RA Radtke führte dann den Begriff „Kostümierung“ für die politische Inszenierung von M. R. mit seinen Kindern ein. Diese Kostümierung sei harmlos, weil der Angeklagte, wie in dessen persönlicher Erklärung ausgeführt, damit ja nur auf die gefährliche Situation und die Gefahr meiner großen Katastrophe habe hinweisen wollen.
Der Staatsanwalt will dagegen die „Kostümierung“ als Charakterisierung des Sachverhaltes nicht gelten lassen, und weist auch die vom Angeklagten und der Verteidigung behauptete Absicht der Anklage und Warnung in Bezug auf die Sprengstoffattrappen um den Bauch der Kinder zurück. Er beharrt auf einer Störung des öffentlichen Friedens durch das „Verhalten“ des Angeklagten auf einer „Anti-Israel-Veranstaltung“, und der Billigung von „Selbstmordanschlägen“ durch dieses „Verhalten“ des Angeklagten, was die Gefahr solcher Anschläge hier in sich berge.
Eine Haftstrafe von 6 Monaten solle verdeutlichen, das ein solches „Verhalten“ hier nicht geduldet werde. Mit ihrer Aussetzung auf Bewährung, und nebenbei einer Bewährungsstrafe von 3 Jahren sollen die Reue des Angeklagten berücksichtigt werden. Die Staatsanwaltschaft sieht sich offenbar zu einer Art pädagogischen Auftrag berufen, dem Angeklagten (zivilisierte) Manieren beizubringen zu sollen. Damit auch das Bedürfnis des Angeklagten nach Arbeit und Eigenleistung in gewissem Umfang Berücksichtigung erfährt, kommen noch 300 Stunden gemeinnützige Arbeit zum Strafmaß hinzu.

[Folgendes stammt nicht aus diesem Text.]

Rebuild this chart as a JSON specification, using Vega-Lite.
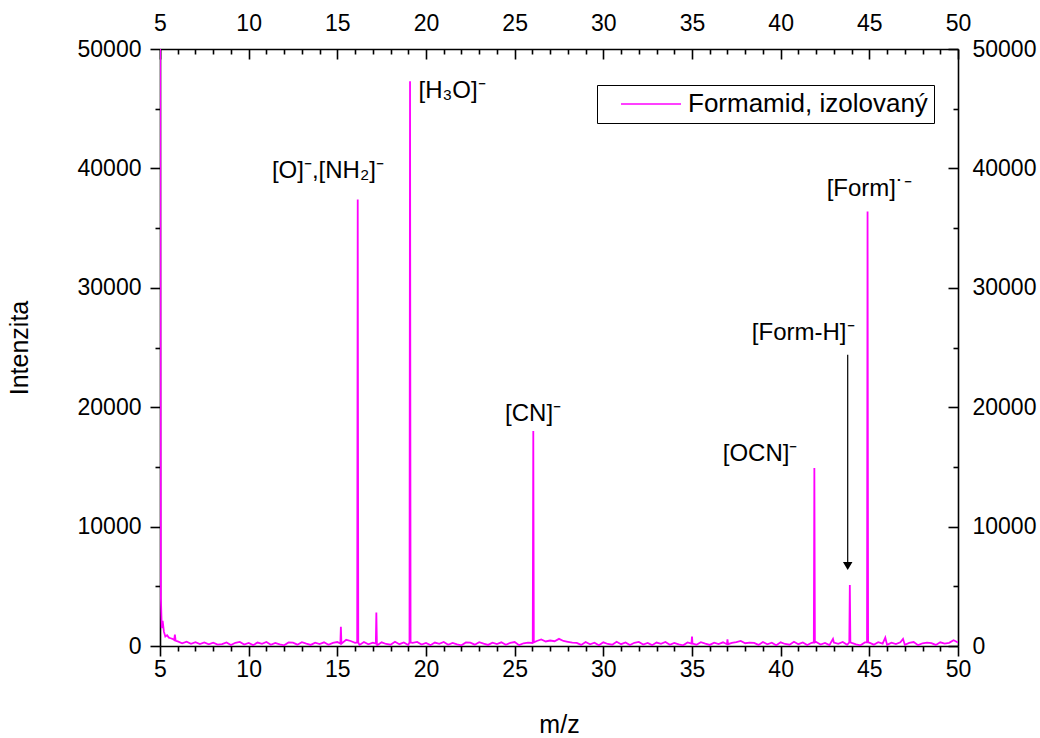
{
  "$schema": "https://vega.github.io/schema/vega-lite/v6.json",
  "width": 798,
  "height": 597,
  "autosize": "none",
  "padding": {"left": 160, "top": 49, "right": 82, "bottom": 92},
  "background": "white",
  "config": {
    "view": {"stroke": null},
    "font": "Liberation Sans",
    "axis": {
      "grid": false,
      "domainColor": "black",
      "domainWidth": 1.6,
      "tickColor": "black",
      "tickWidth": 1.6,
      "labelColor": "black",
      "labelFontSize": 23,
      "labelFont": "Liberation Sans",
      "titleFont": "Liberation Sans",
      "titleFontSize": 25,
      "titleFontWeight": "normal",
      "titleColor": "black",
      "labelPadding": 4
    }
  },
  "datasets": {
    "spec": [
      {"x": 5.0, "y": 60000}, {"x": 5.05, "y": 4000}, {"x": 5.1, "y": 1500}, {"x": 5.15, "y": 2100}, {"x": 5.22, "y": 1200}, {"x": 5.3, "y": 800}, {"x": 5.4, "y": 900}, {"x": 5.5, "y": 700}, {"x": 5.6, "y": 650}, {"x": 5.7, "y": 600}, {"x": 5.8, "y": 500}, {"x": 5.84, "y": 950}, {"x": 5.88, "y": 450}, {"x": 5.95, "y": 400},
      {"x": 6.0, "y": 380}, {"x": 6.25, "y": 230}, {"x": 6.5, "y": 360}, {"x": 6.75, "y": 190}, {"x": 7.0, "y": 320}, {"x": 7.25, "y": 160}, {"x": 7.5, "y": 300}, {"x": 7.75, "y": 140}, {"x": 8.0, "y": 280}, {"x": 8.25, "y": 120},
      {"x": 8.5, "y": 150}, {"x": 8.75, "y": 300}, {"x": 9.0, "y": 80}, {"x": 9.25, "y": 270}, {"x": 9.5, "y": 340}, {"x": 9.75, "y": 120}, {"x": 10.0, "y": 250}, {"x": 10.25, "y": 70}, {"x": 10.5, "y": 290}, {"x": 10.75, "y": 180},
      {"x": 11.0, "y": 340}, {"x": 11.25, "y": 100}, {"x": 11.5, "y": 260}, {"x": 11.75, "y": 130}, {"x": 12.0, "y": 60}, {"x": 12.25, "y": 300}, {"x": 12.5, "y": 280}, {"x": 12.75, "y": 110}, {"x": 13.0, "y": 320}, {"x": 13.25, "y": 200},
      {"x": 13.5, "y": 90}, {"x": 13.75, "y": 280}, {"x": 14.0, "y": 160}, {"x": 14.25, "y": 310}, {"x": 14.5, "y": 100}, {"x": 14.75, "y": 260}, {"x": 15.0, "y": 330}, {"x": 15.17, "y": 200}, {"x": 15.2, "y": 1600}, {"x": 15.23, "y": 200}, {"x": 15.5, "y": 520}, {"x": 15.75, "y": 420},
      {"x": 16.0, "y": 260}, {"x": 16.12, "y": 300}, {"x": 16.15, "y": 37400}, {"x": 16.18, "y": 300}, {"x": 16.25, "y": 90}, {"x": 16.5, "y": 330}, {"x": 16.75, "y": 140}, {"x": 17.0, "y": 280}, {"x": 17.17, "y": 200}, {"x": 17.2, "y": 2800}, {"x": 17.23, "y": 200}, {"x": 17.25, "y": 60}, {"x": 17.5, "y": 310}, {"x": 17.75, "y": 170}, {"x": 18.0, "y": 110}, {"x": 18.25, "y": 350},
      {"x": 18.5, "y": 150}, {"x": 18.75, "y": 300}, {"x": 19.0, "y": 80}, {"x": 19.07, "y": 300}, {"x": 19.1, "y": 47300}, {"x": 19.13, "y": 300}, {"x": 19.25, "y": 270}, {"x": 19.5, "y": 340}, {"x": 19.75, "y": 120}, {"x": 20.0, "y": 250}, {"x": 20.25, "y": 70}, {"x": 20.5, "y": 290}, {"x": 20.75, "y": 180},
      {"x": 21.0, "y": 340}, {"x": 21.25, "y": 100}, {"x": 21.5, "y": 260}, {"x": 21.75, "y": 130}, {"x": 22.0, "y": 60}, {"x": 22.25, "y": 300}, {"x": 22.5, "y": 280}, {"x": 22.75, "y": 110}, {"x": 23.0, "y": 320}, {"x": 23.25, "y": 200},
      {"x": 23.5, "y": 90}, {"x": 23.75, "y": 280}, {"x": 24.0, "y": 160}, {"x": 24.25, "y": 310}, {"x": 24.5, "y": 100}, {"x": 24.75, "y": 260}, {"x": 25.0, "y": 330}, {"x": 25.25, "y": 70}, {"x": 25.5, "y": 230}, {"x": 25.75, "y": 290},
      {"x": 26.0, "y": 250}, {"x": 26.02, "y": 300}, {"x": 26.05, "y": 18000}, {"x": 26.08, "y": 300}, {"x": 26.25, "y": 420}, {"x": 26.5, "y": 550}, {"x": 26.75, "y": 380}, {"x": 27.0, "y": 460}, {"x": 27.25, "y": 400}, {"x": 27.5, "y": 600}, {"x": 27.75, "y": 420}, {"x": 28.0, "y": 350}, {"x": 28.25, "y": 280},
      {"x": 28.5, "y": 260}, {"x": 28.75, "y": 90}, {"x": 29.0, "y": 330}, {"x": 29.25, "y": 140}, {"x": 29.5, "y": 280}, {"x": 29.75, "y": 60}, {"x": 30.0, "y": 310}, {"x": 30.25, "y": 170}, {"x": 30.5, "y": 110}, {"x": 30.75, "y": 350},
      {"x": 31.0, "y": 150}, {"x": 31.25, "y": 300}, {"x": 31.5, "y": 80}, {"x": 31.75, "y": 270}, {"x": 32.0, "y": 340}, {"x": 32.25, "y": 120}, {"x": 32.5, "y": 250}, {"x": 32.75, "y": 70}, {"x": 33.0, "y": 290}, {"x": 33.25, "y": 180},
      {"x": 33.5, "y": 340}, {"x": 33.75, "y": 100}, {"x": 34.0, "y": 260}, {"x": 34.25, "y": 130}, {"x": 34.5, "y": 60}, {"x": 34.75, "y": 300}, {"x": 34.97, "y": 200}, {"x": 35.0, "y": 800}, {"x": 35.03, "y": 200}, {"x": 35.25, "y": 110}, {"x": 35.5, "y": 320}, {"x": 35.75, "y": 200},
      {"x": 36.0, "y": 90}, {"x": 36.25, "y": 280}, {"x": 36.5, "y": 160}, {"x": 36.75, "y": 310}, {"x": 36.97, "y": 150}, {"x": 37.0, "y": 550}, {"x": 37.03, "y": 150}, {"x": 37.25, "y": 260}, {"x": 37.5, "y": 330}, {"x": 37.75, "y": 420}, {"x": 38.0, "y": 230}, {"x": 38.25, "y": 290},
      {"x": 38.5, "y": 260}, {"x": 38.75, "y": 90}, {"x": 39.0, "y": 330}, {"x": 39.25, "y": 140}, {"x": 39.5, "y": 280}, {"x": 39.75, "y": 60}, {"x": 40.0, "y": 310}, {"x": 40.25, "y": 170}, {"x": 40.5, "y": 110}, {"x": 40.75, "y": 350},
      {"x": 41.0, "y": 150}, {"x": 41.25, "y": 300}, {"x": 41.5, "y": 80}, {"x": 41.75, "y": 270}, {"x": 41.87, "y": 300}, {"x": 41.9, "y": 14900}, {"x": 41.93, "y": 300}, {"x": 42.0, "y": 340}, {"x": 42.25, "y": 120}, {"x": 42.5, "y": 250}, {"x": 42.75, "y": 70}, {"x": 42.95, "y": 600}, {"x": 43.0, "y": 290}, {"x": 43.25, "y": 180},
      {"x": 43.5, "y": 340}, {"x": 43.75, "y": 100}, {"x": 43.87, "y": 300}, {"x": 43.9, "y": 5100}, {"x": 43.93, "y": 300}, {"x": 44.0, "y": 260}, {"x": 44.25, "y": 130}, {"x": 44.5, "y": 60}, {"x": 44.75, "y": 300}, {"x": 44.87, "y": 300}, {"x": 44.9, "y": 36400}, {"x": 44.93, "y": 300}, {"x": 45.0, "y": 280}, {"x": 45.25, "y": 110}, {"x": 45.5, "y": 320}, {"x": 45.75, "y": 200},
      {"x": 45.9, "y": 700}, {"x": 46.0, "y": 90}, {"x": 46.25, "y": 280}, {"x": 46.5, "y": 160}, {"x": 46.75, "y": 310}, {"x": 46.9, "y": 600}, {"x": 47.0, "y": 100}, {"x": 47.25, "y": 260}, {"x": 47.5, "y": 330}, {"x": 47.75, "y": 70}, {"x": 48.0, "y": 230}, {"x": 48.25, "y": 290},
      {"x": 48.5, "y": 240}, {"x": 48.75, "y": 90}, {"x": 49.0, "y": 310}, {"x": 49.25, "y": 200}, {"x": 49.5, "y": 260}, {"x": 49.75, "y": 480}, {"x": 50.0, "y": 300}
    ],
    "labels": [
      {"x": 14.47, "y": 39200, "t": "[O]⁻,[NH₂]⁻"},
      {"x": 21.47, "y": 45900, "t": "[H₃O]⁻"},
      {"x": 26.04, "y": 18850, "t": "[CN]⁻"},
      {"x": 38.84, "y": 15500, "t": "[OCN]⁻"},
      {"x": 41.27, "y": 25630, "t": "[Form-H]⁻"},
      {"x": 45.0, "y": 37690, "t": "[Form]˙⁻"}
    ],
    "arrow": [
      {"x": 43.78, "y": 24400, "y2": 7000}
    ],
    "head": [
      {"x": 43.78, "y": 6700}
    ]
  },
  "layer": [
    {
      "data": {"name": "spec"},
      "mark": {"type": "line", "strokeWidth": 1.8, "clip": true, "interpolate": "linear"},
      "encoding": {
        "x": {
          "field": "x", "type": "quantitative",
          "scale": {"domain": [5, 50], "nice": false, "zero": false},
          "axis": {
            "orient": "bottom", "title": "m/z", "titlePadding": 31,
            "labelPadding": 2,
            "values": [5,6,7,8,9,10,11,12,13,14,15,16,17,18,19,20,21,22,23,24,25,26,27,28,29,30,31,32,33,34,35,36,37,38,39,40,41,42,43,44,45,46,47,48,49,50],
            "labelExpr": "datum.value % 5 === 0 ? datum.label : ''",
            "tickSize": {"condition": {"test": "datum.value % 5 === 0", "value": 10}, "value": 5},
            "labelFlush": false
          }
        },
        "y": {
          "field": "y", "type": "quantitative",
          "scale": {"domain": [0, 50000], "nice": false},
          "axis": {
            "orient": "left", "title": "Intenzita", "titlePadding": 45,
            "labelPadding": 9,
            "values": [0,5000,10000,15000,20000,25000,30000,35000,40000,45000,50000],
            "format": "d",
            "labelExpr": "datum.value % 10000 === 0 ? datum.label : ''",
            "tickSize": {"condition": {"test": "datum.value % 10000 === 0", "value": 10}, "value": 5},
            "labelFlush": false
          }
        },
        "color": {
          "datum": "Formamid, izolovaný",
          "scale": {"range": ["#ff00ff"]},
          "legend": {
            "title": null,
            "orient": "none",
            "legendX": 437,
            "legendY": 36,
            "symbolType": "M-1,0H5",
            "symbolSize": 400,
            "symbolStrokeWidth": 1.5,
            "symbolOffset": 15,
            "labelFontSize": 26,
            "labelLimit": 0,
            "labelColor": "black",
            "labelFont": "Liberation Sans",
            "labelOffset": 44,
            "strokeColor": "black",
            "fillColor": "white",
            "padding": 6
          }
        }
      }
    },
    {
      "data": {"name": "labels"},
      "mark": {"type": "text", "fontSize": 24, "font": "Liberation Sans", "color": "black", "align": "center", "baseline": "alphabetic"},
      "encoding": {
        "x": {
          "field": "x", "type": "quantitative",
          "axis": {
            "orient": "top", "title": null,
            "labelPadding": 24,
            "values": [5,6,7,8,9,10,11,12,13,14,15,16,17,18,19,20,21,22,23,24,25,26,27,28,29,30,31,32,33,34,35,36,37,38,39,40,41,42,43,44,45,46,47,48,49,50],
            "labelExpr": "datum.value % 5 === 0 ? datum.label : ''",
            "tickSize": {"condition": {"test": "datum.value % 5 === 0", "value": -10}, "value": -5},
            "labelFlush": false
          }
        },
        "y": {
          "field": "y", "type": "quantitative",
          "axis": {
            "orient": "right", "title": null,
            "labelPadding": 24,
            "values": [0,5000,10000,15000,20000,25000,30000,35000,40000,45000,50000],
            "format": "d",
            "labelExpr": "datum.value % 10000 === 0 ? datum.label : ''",
            "tickSize": {"condition": {"test": "datum.value % 10000 === 0", "value": -10}, "value": -5},
            "labelFlush": false
          }
        },
        "text": {"field": "t"}
      }
    },
    {
      "data": {"name": "arrow"},
      "mark": {"type": "rule", "color": "black", "strokeWidth": 1.2},
      "encoding": {
        "x": {"field": "x", "type": "quantitative", "axis": null},
        "y": {"field": "y", "type": "quantitative", "axis": null},
        "y2": {"field": "y2"}
      }
    },
    {
      "data": {"name": "head"},
      "mark": {"type": "point", "shape": "triangle-down", "filled": true, "color": "black", "size": 90, "opacity": 1},
      "encoding": {
        "x": {"field": "x", "type": "quantitative", "axis": null},
        "y": {"field": "y", "type": "quantitative", "axis": null}
      }
    }
  ],
  "resolve": {"axis": {"x": "independent", "y": "independent"}}
}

Das Gericht übernimmt im Wesentlichen die Vorschläge der Anklage, aus den 6 Monaten Bewährungshaft werden ebenfalls wegen der glaubhaften Reue und der guten Prognose, 5 gemacht. Um die 300 gemeinnützigen Arbeitsstunden seien für den Angeklagten nur zu begrüßen.
Die Verteidigung legte gegen das Urteil Revision ein.